The scarecrow managed to get me to Georgia without any major incident, although he continuously blasted me with profane tales of how horrible the lion's real mother is, how much hatred he had for the entire war effort, and the level of the repulsion he had for all other drivers in general. Working himself to a state of explosion, a pain developed in his side that made him wince and proclaim that his internal organs were being squished by his freakish weight gain. My job was navigation and considering my official family nickname is Magoo, there are usually serious miscalculations in the timing but within 14 hours we landed in front of the hotel.
I really should say motel, and of the 4 in a row directly outside of the base gate, ours was probably the only one without hourly rates. I think. I had already booked and paid for a smoking room (yes, the scarecrow still nearly ignites himself constantly and I have fallen off the wagon after spending 14 hours with smokin-stein). I had my Expedia printout to hand the front desk when I realized speaking English was tough enough on the man, reading it would be asking more than humanly possible. I am sure he was nice enough, with glasses so thick that the room information held about one inch from his face did not help. He was Indian (not the native American kind, but the Bengal tiger kind) and although claiming he was from Wisconsin. (?) The room reservation was messed up, showed us a a non-smoking couple with two children. He manages to locate a phone number for the owner of this establishment, picks up the cell phone and dials. A moment later the desk phone rings, but no one replied to his greeting. He redials the cell phone to attempt to contact the owner again. A moment later the front desk phone rings, and again no one answered his greetings.
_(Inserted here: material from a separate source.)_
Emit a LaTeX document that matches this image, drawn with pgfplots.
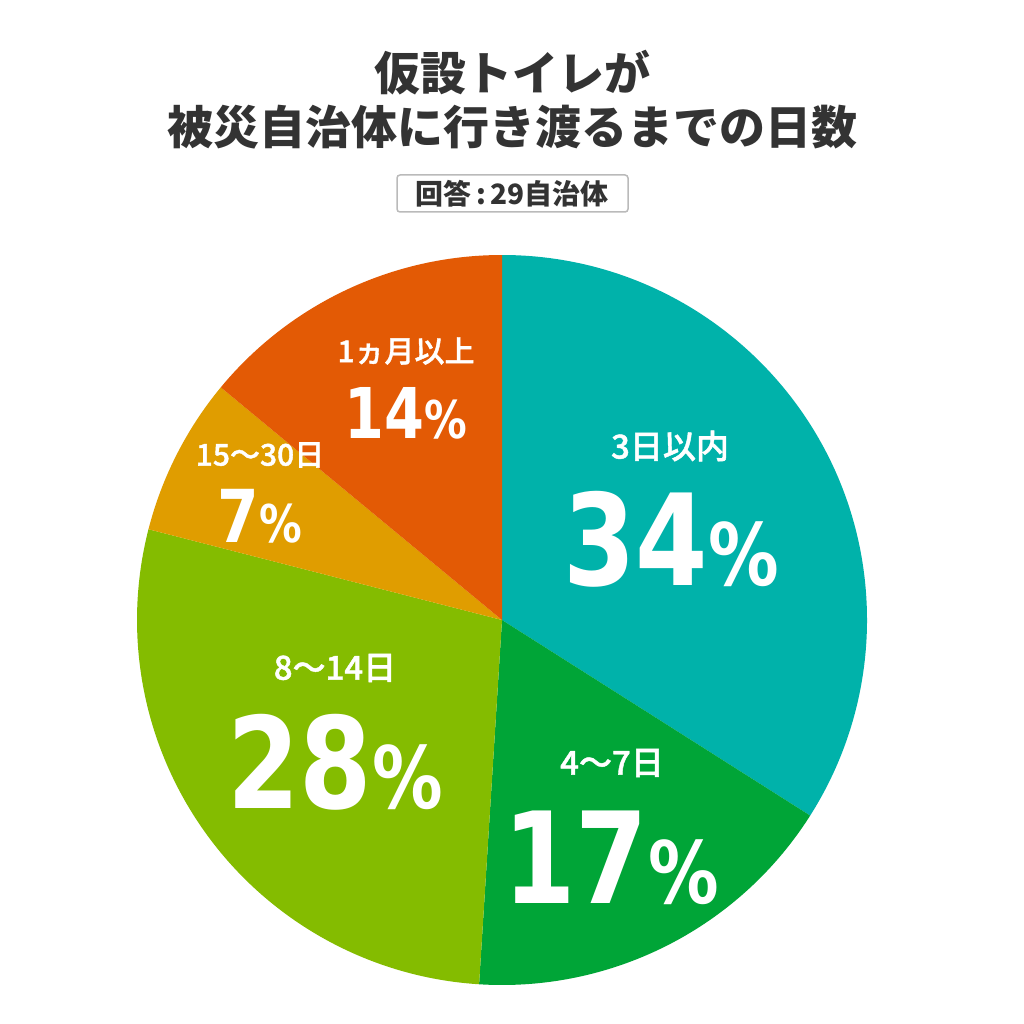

Now, I am no genius, and I have been on the road listening to ranting for 14 hours, but when he picked up the cell phone to call again, it was time to step in. I know I was harsh, and I was pointing my finger, but for heaven's sake, this should not be so difficult. He resorted to calling the desk clerk from the inn next door (note, hourly rates were advertised at that location). She came quickly, not having time to put on shoes or manage to untangle the strands of bleached hair or brush her front tooth. She too was unable to assist and offered up a paper cup with water for an ashtray. After she tried to dial the manager's number (aka the front desk phone), I gave up the fight and accepted the non-smoking room with two beds and a kitchenette. Getting this mess resolved required more energy than I had, besides my soldier was calling on my cell and we were wasting precious time.
We had agreed to pick up dinner but the ill one was going to order pizza, because she could not wait any longer. Already having consumed half the antacids that we brought with us, we advised them we could not eat the pizza, but our pleas went unheard and they ordered 4 pizzas. One plain for their 4 year old, one with sausage for the 2 year old, one with hot peppers for the soldier and one with pepperoni for mom. Now, again, I am no genius but I have never seen the need to order a whole pizza for each person, but this too would require more energy to fight than I possessed and I just gave up and ordered two salads for us.
Our soldier looked warn and tired and glad to see happy faces. The children are magnificent, and despite my frustration with their mother, she is very good at her job. They are happy and smart and smell so good! We enjoy our short time before we begin to fade and collapse in our separate beds.
Day two does bring cause for concern because we are not seeing the major heath issue that brought us here in the first place. She is on the computer, she is watching TV, and with the exception of a little stumbling around from the pain pill buzz I really do not see any problem. But if my soldier wants taken care of and his wife taken care of, I am on it. Southern Comfort came both in the liquid form and the way only a mother can give you. They drank and I baked and she played on the computer. I cleaned and they drank more and she watched TV. I loved it, every little request and errand. But the Comfort (the liquid one) caused emotion to service and our soldier's lion courage faded and he collapsed under the weight of the war and his wife. I poured the scarecrow into the mini van and headed back to the hotel before we had a full dinner. He was destroyed by the crushed lion and refused to settle into bed but chose instead to drowned his wounds at the only facility within walking distance. Jen's Big Apple. Keep in mind this is directly between the two hourly rate hotels, and advertised 'best looking broads on the boulevard'. Nice. I did not go. I chose instead to read the TV (note, no sound available). What a fun filled evening. After about an hour, that middle aged' completely polluted man stumbled back, impressed I was, that he found me, the room and the card key. Dinner, he demanded, twizzlers I handed him. But that was not sufficient, and I watched him bolt from the room, determined to cross the 6 lanes of traffic to get to a Kentucky Fried Chicken. This argument was pointless also, but i did try, and just waited for the police to come either with him, or pieces of him. The pound at the door came -and I took a deep breath - but to my surprise it was him, bags of buckets and sides and plates and biscuits! Seems he went to the front desk, found a small Indian woman that was hanging out in the lobby who actually held his hand and got them across the highway to retrieve chicken. I have to admit that it was fantastic and delicious and I was starving. As bizarre a night as it was, it ended with butter and honey, and that makes everything wonderful!